On typical TeskaLabs LogMan.io deployments, Elasticsearch is the largest consumer of RAM. When you scale hardware up or down, adjusting Elasticsearch memory limits is a routine part of capacity planning.

Restarts required

Changing these settings restarts each affected Elasticsearch container.

Schedule enough uninterrupted time for this work. The full round of restarts can take a long time on large clusters.

Apply changes one instance at a time, and complete one tier before the next. After each restart, confirm cluster health in Kibana monitoring before continuing.

When you restart hot nodes, Kibana or monitoring views may be briefly unavailable because they rely on data served from hot tier nodes. This is expected; wait for the cluster to return to green before proceeding.

Do not overcommit host memory

The defaults described here assume 256 GB RAM on the host. Many installations use smaller machines. Always reconcile heap and container limits with actual RAM.

Default settings

The default layout assumes 256 GB host RAM and four Elasticsearch roles on each node: master, hot, warm, and cold.

For a three-node cluster, /Site/model.yaml includes an instance per role on each node—for example:

Example: default topology in model.yaml (three nodes, twelve instances)
  elasticsearch:
    instances:
      master-1:
        node: node1
      hot-1:
        node: node1
      warm-1:
        node: node1
      cold-1:
        node: node1
      master-2:
        node: node2
      hot-2:
        node: node2
      warm-2:
        node: node2
      cold-2:
        node: node2
      master-3:
        node: node3
      hot-3:
        node: node3
      warm-3:
        node: node3
      cold-3:
        node: node3

Two limits

You configure two different caps:

  • JVM heap — memory reserved for the Elasticsearch Java process.
  • Docker container memory — cgroup limit for the whole container.

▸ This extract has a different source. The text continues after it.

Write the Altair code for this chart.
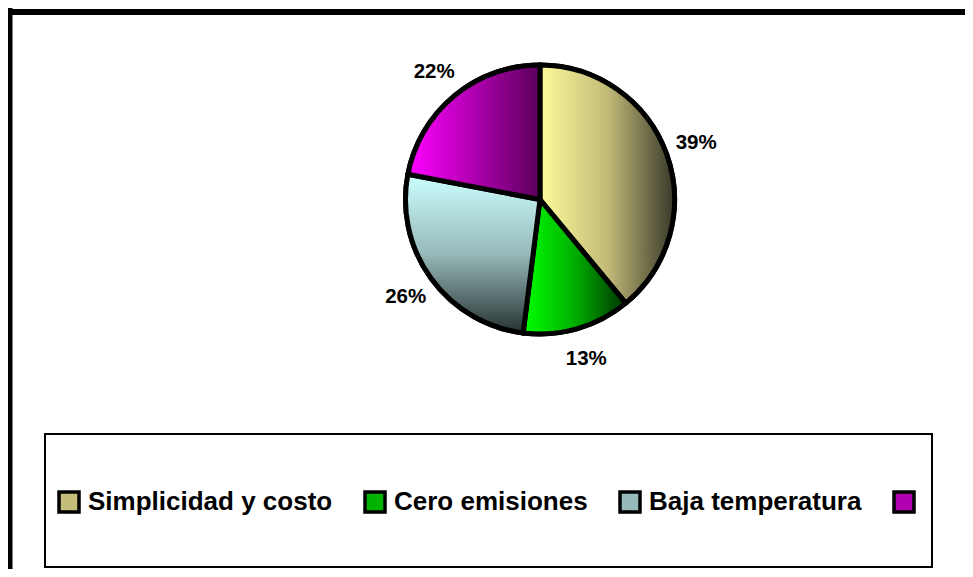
import math
import altair as alt
import pandas as pd

# ---- data ----
categories = ["Simplicidad y costo", "Cero emisiones", "Baja temperatura", " "]
values = [39, 13, 26, 22]
order = [0, 1, 2, 3]

# ---- styling ----
flat_colors = ["#c5be7a", "#00b300", "#97b9b9", "#b000b0"]
gradients = [
    {"gradient": "linear", "x1": 0, "y1": 0, "x2": 1, "y2": 0,
     "stops": [{"offset": 0, "color": "#fdfb9b"}, {"offset": 0.5, "color": "#c2bb78"},
               {"offset": 1, "color": "#38382a"}]},
    {"gradient": "linear", "x1": 0, "y1": 0, "x2": 1, "y2": 0,
     "stops": [{"offset": 0, "color": "#00ff00"}, {"offset": 0.5, "color": "#00b000"},
               {"offset": 1, "color": "#003300"}]},
    {"gradient": "linear", "x1": 0, "y1": 0, "x2": 0, "y2": 1,
     "stops": [{"offset": 0, "color": "#ccffff"}, {"offset": 0.5, "color": "#97b9b9"},
               {"offset": 1, "color": "#263232"}]},
    {"gradient": "linear", "x1": 0, "y1": 0, "x2": 1, "y2": 0,
     "stops": [{"offset": 0, "color": "#ff00ff"}, {"offset": 0.5, "color": "#b000b0"},
               {"offset": 1, "color": "#5a005a"}]},
]

W, H = 957, 561
CX, CY, R = 532, 191.5, 134.5
FONT = "Liberation Sans"

df = pd.DataFrame({"cat": categories, "value": values, "order": order})

theta_scale = alt.Scale(domain=[0, 100], range=[0, 2 * math.pi])

base = (
    alt.Chart(df)
    .transform_window(cum="sum(value)", sort=[alt.SortField("order")], frame=[None, 0])
    .transform_calculate(start="datum.cum - datum.value",
                         mid="datum.cum - datum.value / 2",
                         label="datum.value + '%'")
)

flat = base.mark_arc(stroke="black", strokeWidth=5, strokeJoin="round").encode(
    theta=alt.Theta("start:Q", stack=None, scale=theta_scale),
    theta2="cum:Q",
    radius=alt.value(R),
    x=alt.value(CX),
    y=alt.value(CY),
    color=alt.Color(
        "cat:N",
        scale=alt.Scale(domain=categories, range=flat_colors),
        legend=alt.Legend(
            title=None,
            orient="none",
            legendX=48,
            legendY=481,
            direction="horizontal",
            columns=4,
            columnPadding=25,
            symbolType="square",
            symbolSize=400,
            symbolStrokeColor="black",
            symbolStrokeWidth=3.5,
            labelFont=FONT,
            labelFontWeight="bold",
            labelFontSize=26,
            labelColor="black",
            labelLimit=500,
            labelOffset=6,
            padding=0,
        ),
    ),
)

slices = []
for c, g in zip(categories, gradients):
    slices.append(
        base.transform_filter(alt.datum.cat == c)
        .mark_arc(fill=g, stroke="black", strokeWidth=5, strokeJoin="round")
        .encode(
            theta=alt.Theta("start:Q", stack=None, scale=theta_scale),
            theta2="cum:Q",
            radius=alt.value(R),
            x=alt.value(CX),
            y=alt.value(CY),
        )
    )

labels = base.mark_text(font=FONT, fontWeight="bold", fontSize=20.5, color="black").encode(
    theta=alt.Theta("mid:Q", stack=None, scale=theta_scale),
    radius=alt.value(166),
    x=alt.value(CX),
    y=alt.value(CY),
    text="label:N",
)

one = alt.Data(values=[{"k": 0}])
legend_box = alt.Chart(one).mark_rect(fill="white", fillOpacity=0, stroke="black", strokeWidth=2).encode(
    x=alt.value(37), x2=alt.value(924), y=alt.value(426), y2=alt.value(559)
)
top_rule = alt.Chart(one).mark_rule(color="black", strokeWidth=6).encode(
    x=alt.value(0), x2=alt.value(W), y=alt.value(4)
)
left_rule = alt.Chart(one).mark_rule(color="black", strokeWidth=6).encode(
    x=alt.value(1.5), y=alt.value(0), y2=alt.value(H)
)

chart = (
    alt.layer(legend_box, top_rule, left_rule, flat, *slices, labels)
    .properties(width=W, height=H, padding=0, autosize=alt.AutoSizeParams(type="none"),
                background="white")
    .configure_view(strokeWidth=0)
)

chart.save("out.html", embed_options={"renderer": "svg", "actions": False})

Rule of thumb: set the container limit to about 2.5–3× the heap. Heap is locked for Elasticsearch; the remainder covers off-heap use, OS page cache inside the container, and overhead. Other services on the host share memory outside these containers.

Default heap sizes (container limits are unset until you add them explicitly):

Tier Heap limit Docker container limit
master 2 GB (not set)
hot 28 GB (not set)
warm 28 GB (not set)
cold 28 GB (not set)
Tier Heap limit Docker container limit
master 2 GB 6 GB
hot 28 GB 80 GB
warm 28 GB 80 GB
cold 28 GB 80 GB

Enable bootstrap.memory_lock, disable swap for the container, and set memlock ulimits as in the examples below.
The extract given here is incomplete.